マンスリー・レポート No.105 (2009年9月)
活動会員のレポート
  医療機器商談のイタリア語通訳
西澤 にしざわ 俊一 しゅんいち (元 丸紅)

事務所にて打ち合わせ 筆者(中央)

 私のイタリア語との付き合いは学生時代から50年以上にもなるが、通算12年間のイタリア駐在を終わり、さらに定年を迎えた後は、年々イタリア語を話す機会も減り、最近では年に3〜4回の展示会参加程度になっている。
 そんな状況下で2009年9月16日、17日の2日間、ABICからの依頼で、千葉県船橋市の潟jチオンとイタリア(ヴェローナ市)の医療機器メーカーAT-OS社間の商品・技術説明の日伊語通訳業務にあたった。

 ABICでは、これまでボランティアとして、2007年沼津市での技能五輪、2009年4月横浜での世界卓球選手権の2回参加しているが、いずれも接した選手・役員が多数でそれも陽気なイタリア人であったので比較的気楽な気分で業務にあたることができた。しかしながら、今回は真面目な社長と律儀な技術者が相手で、かつ用語、質疑内容が高度に専門的であったことから、久々に長時間緊張を強いられる実務支援となった。
 対象の機械は病院などで発生する汚物の回収容器を自動的に洗浄、消毒するという特殊な分野でのもので、近年の院内感染の防止、環境問題への対応などからこの種の医療機器への需要は高まっており、欧州、とりわけスイス、オーストリア、ドイツなどでは医療機関よりの引き合いも活発、かつ機器の開発競争が繰り広げられており、同様な動きの日本においてニチオンは業界トップの位置を占めている企業である。
 医療機器に関する業務とは聞いていたので、「汚物」「洗浄機」「(水の)跳ね返り」「院内感染」等々日常会話では余り使用されない単語についてそれらのイタリア語を頭に入れていったのだが、事務所到着直後の技術・営業担当へのフィルムを使っての説明・質疑応答で、早速ISO条項第何条(にある・・)、座金ざがね、希釈剤、等々それこそ想定外の技術専門用語が数多く飛び出し厳しいスタートとなった。初対面の挨拶で、AT-OSの社長は「イタリア人でも我々の話はなかなか理解しにくいし、これまで働いてきた分野が異なれば使われる単語はなおさら難しいと思うよ」と言ってはいたが、正にその通りの展開であった。

倉庫にて機械を前に技術的な協議

 倉庫で前日到着した機械のちょっとした不具合につき協議を行なった際には、顧客への納期問題を心配するニチオン、それの対応策に追われるAT-OS社、双方が時間を争っての打ち合わせとなり、私もかなり忙しい事態になったが、両者が知恵を出し合い、問題は解決に向かった。限られた時間内でのやりとりは見事であった。 機械を前にしての質疑は翌日も行なわれたが、日伊双方がより良い機械の顧客への提供という点で大変真剣なやりとりを続け、時にはイタリア側の技術者が色をなして私に話す場面も出てくるなどしたが、結果としてはお互いに有益な議論になったようである。

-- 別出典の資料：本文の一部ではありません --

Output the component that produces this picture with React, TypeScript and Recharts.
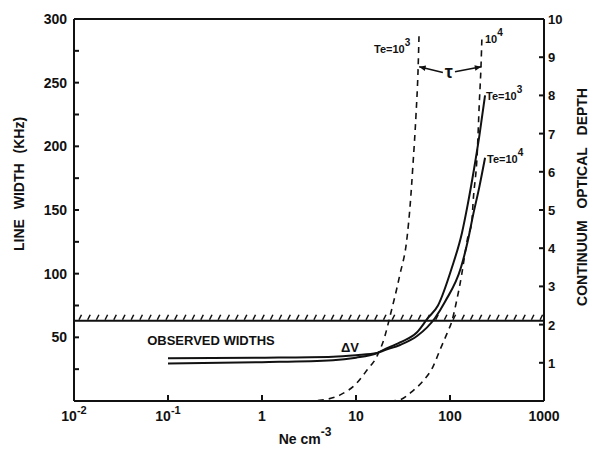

 今回の業務で、イタリア人も日本の若い人達も私達の現役時代と少しちがうなと思った点を挙げると、 1.企業によるのかもしれないが、議論は真剣だが両社とも相手に余計な気を使うことが少なく、ごく自然な態度で臨んでいたこと。昼食にはニチオンが用意してくれたパニーノ(丸型のパンで中にソーセージやハムを挟んだサンドイッチ)を皆でぱくつき、時々仕事の会話が挟まるといった慣れ親しんだ雰囲気であった。<昔は色々考えすぎたのかも・・> 2.AT-OS社が接する場面すべてで、大変時間を大切にしかつ正確でニチオン側とよく波長が合っていたのが、両社の信頼関係を醸成する一つの要因であったとの印象を持った。<昔はイタリアの時間意識に悩まされたことも多かったので・・>

 2日間にわたり、お互いの言うことに耳をすませ、出てくる専門用語を反芻しながら会話を進めるのはさすがに疲れたが、日伊両社の若手技術者が機械にかける意気込みと常により良いものを求める姿勢には感銘を受けたし、将来にわたり両社がその分野で発展していって欲しいと強く感じた業務であった。